**Exercise brief:** Print nothing but the lines from the start of the listing below through the line that contains "frame.bottom - frame.top);". Do not include the pictures.

**Dataset excerpt:**
## Start
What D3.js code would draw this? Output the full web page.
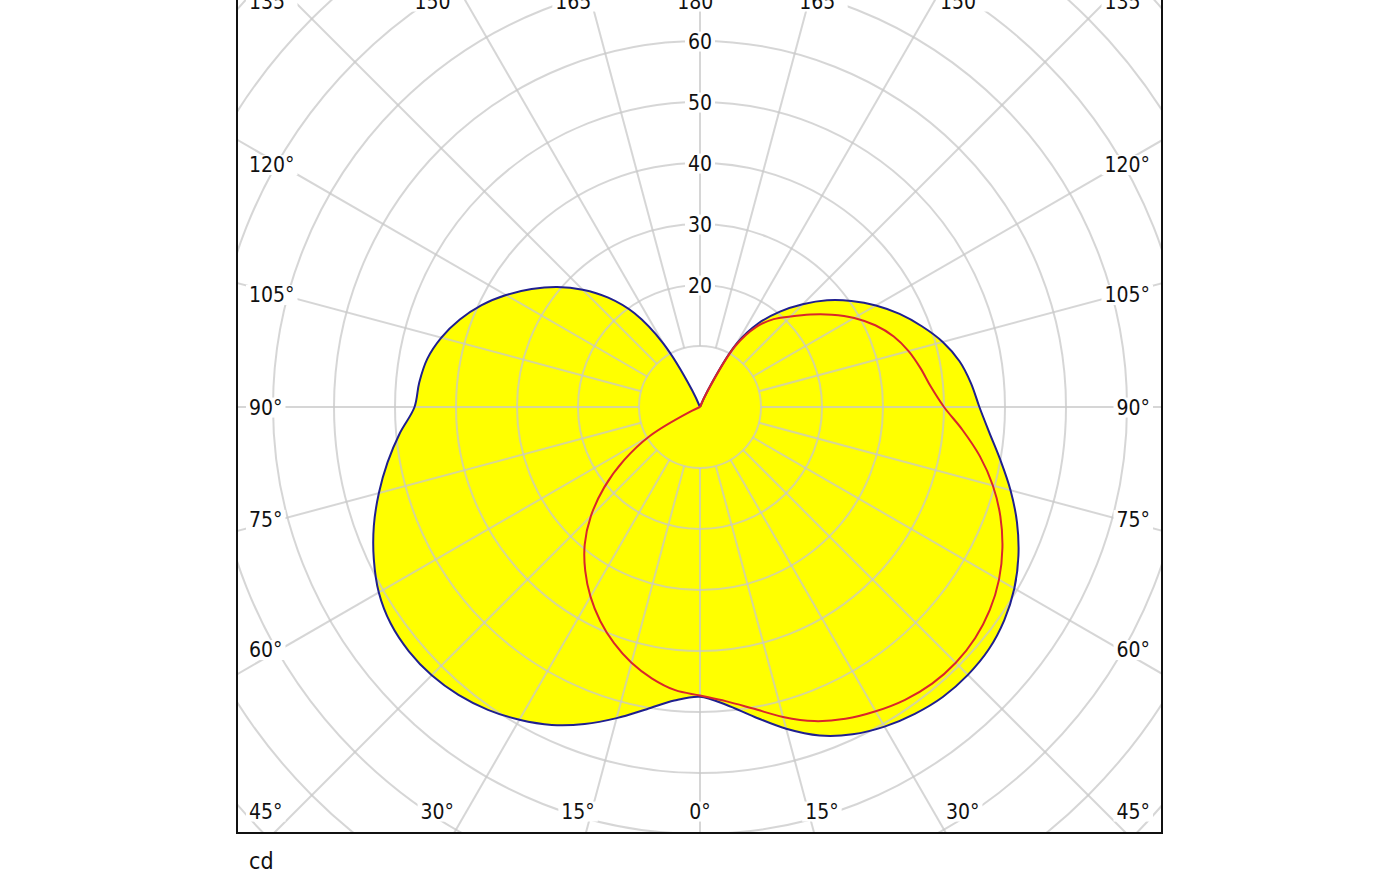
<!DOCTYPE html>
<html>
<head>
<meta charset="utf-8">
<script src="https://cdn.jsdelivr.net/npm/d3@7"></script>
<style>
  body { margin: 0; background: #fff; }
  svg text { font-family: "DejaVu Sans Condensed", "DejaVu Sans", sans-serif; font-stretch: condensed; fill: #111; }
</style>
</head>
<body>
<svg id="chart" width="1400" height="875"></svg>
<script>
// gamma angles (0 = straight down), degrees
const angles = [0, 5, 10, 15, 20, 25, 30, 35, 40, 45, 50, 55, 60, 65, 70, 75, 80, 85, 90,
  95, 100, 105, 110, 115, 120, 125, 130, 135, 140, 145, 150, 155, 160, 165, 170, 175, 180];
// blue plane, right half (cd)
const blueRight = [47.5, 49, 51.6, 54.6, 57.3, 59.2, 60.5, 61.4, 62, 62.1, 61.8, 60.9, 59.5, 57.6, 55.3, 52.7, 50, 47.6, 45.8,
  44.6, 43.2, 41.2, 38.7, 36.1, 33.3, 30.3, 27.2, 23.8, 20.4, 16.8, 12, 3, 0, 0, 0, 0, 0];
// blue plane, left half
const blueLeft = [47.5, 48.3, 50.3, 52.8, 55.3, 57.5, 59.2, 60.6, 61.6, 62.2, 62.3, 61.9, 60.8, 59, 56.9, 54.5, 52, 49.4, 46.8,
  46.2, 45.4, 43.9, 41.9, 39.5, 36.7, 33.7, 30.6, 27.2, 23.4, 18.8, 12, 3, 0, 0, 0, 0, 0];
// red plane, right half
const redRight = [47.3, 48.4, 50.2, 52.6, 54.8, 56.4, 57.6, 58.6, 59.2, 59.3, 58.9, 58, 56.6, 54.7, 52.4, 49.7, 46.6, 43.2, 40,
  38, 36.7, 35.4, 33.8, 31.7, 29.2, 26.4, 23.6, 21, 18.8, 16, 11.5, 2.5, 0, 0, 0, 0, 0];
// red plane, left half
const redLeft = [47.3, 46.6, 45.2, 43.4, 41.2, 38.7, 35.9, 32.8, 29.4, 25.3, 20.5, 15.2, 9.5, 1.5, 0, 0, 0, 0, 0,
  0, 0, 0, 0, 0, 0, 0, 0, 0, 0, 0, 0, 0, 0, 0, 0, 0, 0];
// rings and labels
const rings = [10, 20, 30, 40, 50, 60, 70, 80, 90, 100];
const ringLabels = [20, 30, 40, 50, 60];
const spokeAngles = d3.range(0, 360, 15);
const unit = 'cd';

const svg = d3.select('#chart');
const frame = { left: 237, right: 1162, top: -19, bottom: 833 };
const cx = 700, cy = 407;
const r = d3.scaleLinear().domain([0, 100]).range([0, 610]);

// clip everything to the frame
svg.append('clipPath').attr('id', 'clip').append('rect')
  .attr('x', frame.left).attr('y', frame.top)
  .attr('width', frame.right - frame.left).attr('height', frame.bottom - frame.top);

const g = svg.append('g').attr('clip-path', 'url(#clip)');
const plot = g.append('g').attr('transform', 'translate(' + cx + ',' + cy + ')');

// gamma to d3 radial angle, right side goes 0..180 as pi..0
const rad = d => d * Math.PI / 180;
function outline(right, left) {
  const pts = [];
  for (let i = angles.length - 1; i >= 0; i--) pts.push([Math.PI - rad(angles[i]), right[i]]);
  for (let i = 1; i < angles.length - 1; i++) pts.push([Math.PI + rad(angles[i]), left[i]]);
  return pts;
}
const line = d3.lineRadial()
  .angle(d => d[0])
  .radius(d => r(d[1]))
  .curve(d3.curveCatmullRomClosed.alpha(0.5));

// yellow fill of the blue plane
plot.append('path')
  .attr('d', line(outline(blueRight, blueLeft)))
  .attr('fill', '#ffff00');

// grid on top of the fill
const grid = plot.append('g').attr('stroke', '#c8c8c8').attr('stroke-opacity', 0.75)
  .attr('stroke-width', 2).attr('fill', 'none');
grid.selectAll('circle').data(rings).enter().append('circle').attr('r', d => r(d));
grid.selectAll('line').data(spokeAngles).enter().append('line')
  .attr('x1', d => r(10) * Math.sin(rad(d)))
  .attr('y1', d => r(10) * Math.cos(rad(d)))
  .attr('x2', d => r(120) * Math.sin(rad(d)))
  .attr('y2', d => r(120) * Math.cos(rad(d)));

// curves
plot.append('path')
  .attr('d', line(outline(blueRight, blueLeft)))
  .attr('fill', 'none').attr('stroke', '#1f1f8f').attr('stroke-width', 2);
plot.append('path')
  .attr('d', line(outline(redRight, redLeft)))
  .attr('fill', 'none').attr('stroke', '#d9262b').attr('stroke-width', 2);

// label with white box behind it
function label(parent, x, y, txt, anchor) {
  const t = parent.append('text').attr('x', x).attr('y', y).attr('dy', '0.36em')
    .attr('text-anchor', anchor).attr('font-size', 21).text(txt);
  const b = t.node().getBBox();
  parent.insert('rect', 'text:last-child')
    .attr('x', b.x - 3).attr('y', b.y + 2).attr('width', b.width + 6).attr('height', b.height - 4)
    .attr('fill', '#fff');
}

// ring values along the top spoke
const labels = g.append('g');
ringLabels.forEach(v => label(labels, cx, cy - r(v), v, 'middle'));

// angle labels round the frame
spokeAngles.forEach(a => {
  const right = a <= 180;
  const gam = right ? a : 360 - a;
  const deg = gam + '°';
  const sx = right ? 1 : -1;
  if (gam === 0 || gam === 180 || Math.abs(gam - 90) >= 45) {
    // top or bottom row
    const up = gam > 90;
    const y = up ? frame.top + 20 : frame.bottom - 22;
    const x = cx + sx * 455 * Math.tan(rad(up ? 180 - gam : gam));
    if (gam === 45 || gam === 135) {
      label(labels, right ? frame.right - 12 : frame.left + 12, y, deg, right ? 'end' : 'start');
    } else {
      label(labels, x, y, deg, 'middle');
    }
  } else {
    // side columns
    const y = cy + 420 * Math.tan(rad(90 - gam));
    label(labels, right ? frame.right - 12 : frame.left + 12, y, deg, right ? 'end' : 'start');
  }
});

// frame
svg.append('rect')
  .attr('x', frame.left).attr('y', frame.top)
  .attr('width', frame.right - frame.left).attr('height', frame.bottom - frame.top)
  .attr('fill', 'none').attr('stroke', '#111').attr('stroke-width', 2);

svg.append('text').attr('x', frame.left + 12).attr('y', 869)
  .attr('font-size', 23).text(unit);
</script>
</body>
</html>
## End
**Finished task:**
What D3.js code would draw this? Output the full web page.
<!DOCTYPE html>
<html>
<head>
<meta charset="utf-8">
<script src="https://cdn.jsdelivr.net/npm/d3@7"></script>
<style>
  body { margin: 0; background: #fff; }
  svg text { font-family: "DejaVu Sans Condensed", "DejaVu Sans", sans-serif; font-stretch: condensed; fill: #111; }
</style>
</head>
<body>
<svg id="chart" width="1400" height="875"></svg>
<script>
// gamma angles (0 = straight down), degrees
const angles = [0, 5, 10, 15, 20, 25, 30, 35, 40, 45, 50, 55, 60, 65, 70, 75, 80, 85, 90,
  95, 100, 105, 110, 115, 120, 125, 130, 135, 140, 145, 150, 155, 160, 165, 170, 175, 180];
// blue plane, right half (cd)
const blueRight = [47.5, 49, 51.6, 54.6, 57.3, 59.2, 60.5, 61.4, 62, 62.1, 61.8, 60.9, 59.5, 57.6, 55.3, 52.7, 50, 47.6, 45.8,
  44.6, 43.2, 41.2, 38.7, 36.1, 33.3, 30.3, 27.2, 23.8, 20.4, 16.8, 12, 3, 0, 0, 0, 0, 0];
// blue plane, left half
const blueLeft = [47.5, 48.3, 50.3, 52.8, 55.3, 57.5, 59.2, 60.6, 61.6, 62.2, 62.3, 61.9, 60.8, 59, 56.9, 54.5, 52, 49.4, 46.8,
  46.2, 45.4, 43.9, 41.9, 39.5, 36.7, 33.7, 30.6, 27.2, 23.4, 18.8, 12, 3, 0, 0, 0, 0, 0];
// red plane, right half
const redRight = [47.3, 48.4, 50.2, 52.6, 54.8, 56.4, 57.6, 58.6, 59.2, 59.3, 58.9, 58, 56.6, 54.7, 52.4, 49.7, 46.6, 43.2, 40,
  38, 36.7, 35.4, 33.8, 31.7, 29.2, 26.4, 23.6, 21, 18.8, 16, 11.5, 2.5, 0, 0, 0, 0, 0];
// red plane, left half
const redLeft = [47.3, 46.6, 45.2, 43.4, 41.2, 38.7, 35.9, 32.8, 29.4, 25.3, 20.5, 15.2, 9.5, 1.5, 0, 0, 0, 0, 0,
  0, 0, 0, 0, 0, 0, 0, 0, 0, 0, 0, 0, 0, 0, 0, 0, 0, 0];
// rings and labels
const rings = [10, 20, 30, 40, 50, 60, 70, 80, 90, 100];
const ringLabels = [20, 30, 40, 50, 60];
const spokeAngles = d3.range(0, 360, 15);
const unit = 'cd';

const svg = d3.select('#chart');
const frame = { left: 237, right: 1162, top: -19, bottom: 833 };
const cx = 700, cy = 407;
const r = d3.scaleLinear().domain([0, 100]).range([0, 610]);

// clip everything to the frame
svg.append('clipPath').attr('id', 'clip').append('rect')
  .attr('x', frame.left).attr('y', frame.top)
  .attr('width', frame.right - frame.left).attr('height', frame.bottom - frame.top);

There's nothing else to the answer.